> [Job] Skipping all pictures, set down the lines of the listing from the first through the one with "import plotly.graph_objects as go".

> [Source records]
■ ■ ■ ■
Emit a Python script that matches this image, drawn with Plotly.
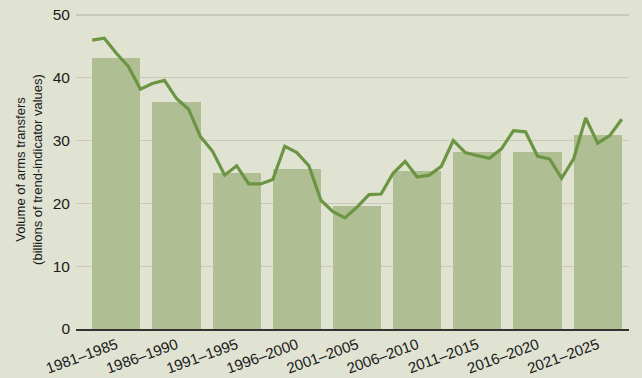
import plotly.graph_objects as go

periods = ["1981–1985", "1986–1990", "1991–1995", "1996–2000", "2001–2005",
           "2006–2010", "2011–2015", "2016–2020", "2021–2025"]
period_start = [1981, 1986, 1991, 1996, 2001, 2006, 2011, 2016, 2021]
period_avg = [43.1, 36.1, 24.8, 25.5, 19.6, 25.2, 28.2, 28.2, 30.9]

years = list(range(1981, 2026))
annual = [46.0, 46.3, 43.9, 41.8, 38.2,
          39.1, 39.6, 36.7, 35.0, 30.6,
          28.3, 24.5, 26.0, 23.1, 23.1,
          23.8, 29.1, 28.1, 26.0, 20.5,
          18.7, 17.7, 19.4, 21.4, 21.5,
          24.8, 26.7, 24.2, 24.5, 25.9,
          30.0, 28.1, 27.6, 27.2, 28.7,
          31.6, 31.4, 27.5, 27.1, 24.0,
          27.1, 33.6, 29.6, 30.8, 33.4]

bar_centres = [s + 2 for s in period_start]

BG = "#e0e2d2"
BAR = "#b0bf93"
LINE = "#6c9543"
GRID = "#c9cab9"
FONT = "Liberation Sans, Arial, sans-serif"

fig = go.Figure()
fig.add_trace(go.Bar(x=bar_centres, y=period_avg, width=4,
                     marker=dict(color=BAR, line=dict(width=0)),
                     hoverinfo="skip", showlegend=False))
fig.add_trace(go.Scatter(x=years, y=annual, mode="lines",
                         line=dict(color=LINE, width=3.2),
                         hoverinfo="skip", showlegend=False))

fig.update_layout(
    width=642, height=378,
    margin=dict(l=76, r=13, t=10, b=49),
    paper_bgcolor=BG, plot_bgcolor=BG,
    font=dict(family=FONT, size=13, color="#1a1a1a"),
    xaxis=dict(range=[1979.65, 2025.6], tickvals=bar_centres, ticktext=periods,
               tickangle=-20, showgrid=False, zeroline=False, automargin=False,
               showline=True, linecolor="#333333", linewidth=1.6,
               ticks="", tickfont=dict(size=15), fixedrange=True),
    yaxis=dict(range=[0, 50.8], dtick=10, showgrid=True, gridcolor=GRID,
               gridwidth=1.3, zeroline=False, ticks="", ticklabelstandoff=5,
               automargin=False, tickfont=dict(size=15.5),
               title=dict(text="Volume of arms transfers<br>(billions of trend-indicator values)",
                          font=dict(size=13), standoff=7)),
    bargap=0,
)

fig.write_html("out.html", config={"displayModeBar": False, "staticPlot": True},
               post_script="document.body.style.margin='0';document.body.style.overflow='hidden';")
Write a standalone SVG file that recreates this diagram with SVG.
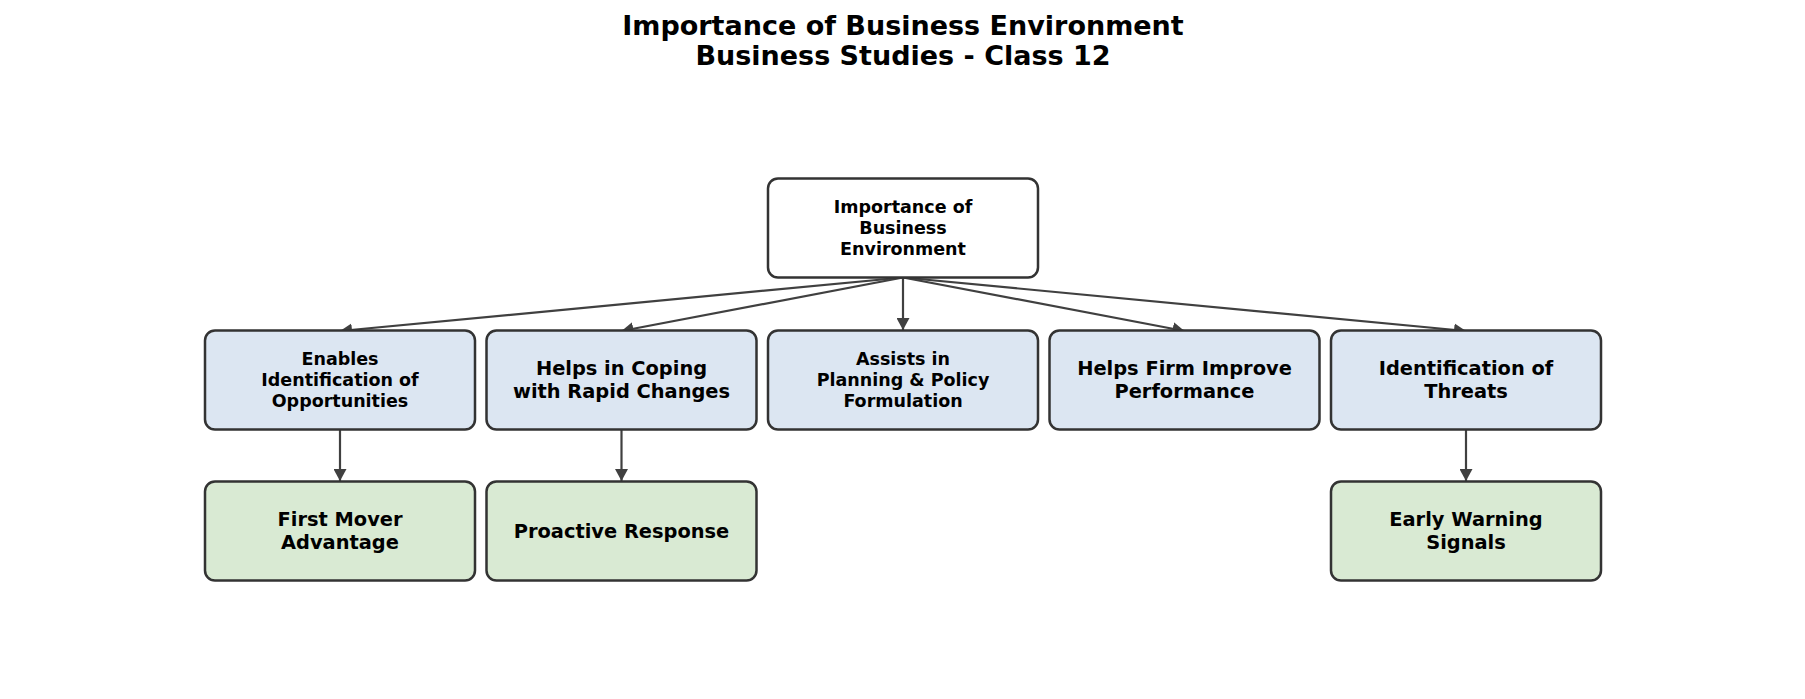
<svg xmlns="http://www.w3.org/2000/svg" width="1805" height="699" viewBox="0 0 1805 699">
<defs>
<style>
.box{stroke:#333333;stroke-width:2.5}
.root{fill:#ffffff}
.mid{fill:#dce6f2}
.leaf{fill:#d9ead3}
.t{font-family:"DejaVu Sans",Verdana,sans-serif;font-weight:bold;fill:#000;text-anchor:middle}
.s{font-size:17.5px}
.m{font-size:19.4px}
.title{font-size:27px}
.c{stroke:#404040;stroke-width:2.2;fill:none;marker-end:url(#ah)}
</style>
<marker id="ah" viewBox="0 0 12 13" refX="12" refY="6.5" markerWidth="12" markerHeight="13" markerUnits="userSpaceOnUse" orient="auto">
<path d="M0,0 L12,6.5 L0,13 z" fill="#404040"/>
</marker>
</defs>
<rect width="1805" height="699" fill="#ffffff"/>
<g id="title">
<text class="t title" x="903" y="35">Importance of Business Environment</text>
<text class="t title" x="903" y="65">Business Studies - Class 12</text>
</g>
<g id="connectors">
<line class="c" x1="903" y1="277.5" x2="340" y2="331"/>
<line class="c" x1="903" y1="277.5" x2="621.5" y2="331"/>
<line class="c" x1="903" y1="277.5" x2="903" y2="330"/>
<line class="c" x1="903" y1="277.5" x2="1184.5" y2="331"/>
<line class="c" x1="903" y1="277.5" x2="1466" y2="331"/>
<line class="c" x1="340" y1="429.5" x2="340" y2="481"/>
<line class="c" x1="621.5" y1="429.5" x2="621.5" y2="481"/>
<line class="c" x1="1466" y1="429.5" x2="1466" y2="481"/>
</g>
<g id="root">
<rect class="box root" x="768" y="178.5" width="270" height="99" rx="10"/>
<text class="t s" x="903" y="213.3">Importance of</text>
<text class="t s" x="903" y="234.3">Business</text>
<text class="t s" x="903" y="255.3">Environment</text>
</g>
<g id="opportunities">
<rect class="box mid" x="205" y="330.5" width="270" height="99" rx="10"/>
<text class="t s" x="340" y="365.3">Enables</text>
<text class="t s" x="340" y="386.3">Identification of</text>
<text class="t s" x="340" y="407.3">Opportunities</text>
</g>
<g id="coping">
<rect class="box mid" x="486.5" y="330.5" width="270" height="99" rx="10"/>
<text class="t m" x="621.5" y="375">Helps in Coping</text>
<text class="t m" x="621.5" y="398">with Rapid Changes</text>
</g>
<g id="planning">
<rect class="box mid" x="768" y="330.5" width="270" height="99" rx="10"/>
<text class="t s" x="903" y="365.3">Assists in</text>
<text class="t s" x="903" y="386.3">Planning &amp; Policy</text>
<text class="t s" x="903" y="407.3">Formulation</text>
</g>
<g id="performance">
<rect class="box mid" x="1049.5" y="330.5" width="270" height="99" rx="10"/>
<text class="t m" x="1184.5" y="375">Helps Firm Improve</text>
<text class="t m" x="1184.5" y="398">Performance</text>
</g>
<g id="threats">
<rect class="box mid" x="1331" y="330.5" width="270" height="99" rx="10"/>
<text class="t m" x="1466" y="375">Identification of</text>
<text class="t m" x="1466" y="398">Threats</text>
</g>
<g id="firstmover">
<rect class="box leaf" x="205" y="481.5" width="270" height="99" rx="10"/>
<text class="t m" x="340" y="526">First Mover</text>
<text class="t m" x="340" y="549">Advantage</text>
</g>
<g id="proactive">
<rect class="box leaf" x="486.5" y="481.5" width="270" height="99" rx="10"/>
<text class="t m" x="621.5" y="538">Proactive Response</text>
</g>
<g id="earlywarning">
<rect class="box leaf" x="1331" y="481.5" width="270" height="99" rx="10"/>
<text class="t m" x="1466" y="526">Early Warning</text>
<text class="t m" x="1466" y="549">Signals</text>
</g>
</svg>
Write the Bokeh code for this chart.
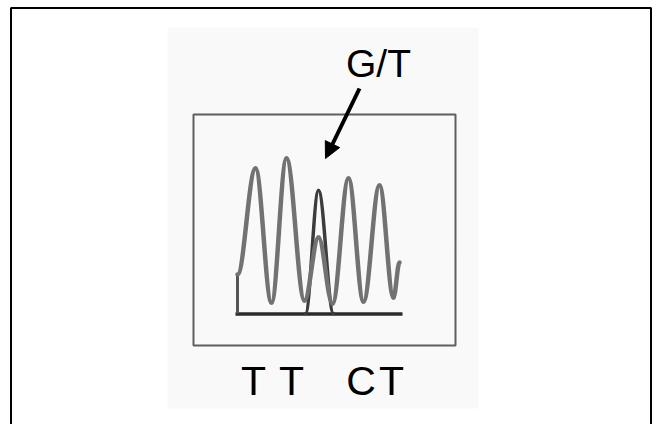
■ ■ ■ ■
> [Exercise answer]
Emit a Python script that matches this image, drawn with Plotly.
import plotly.graph_objects as go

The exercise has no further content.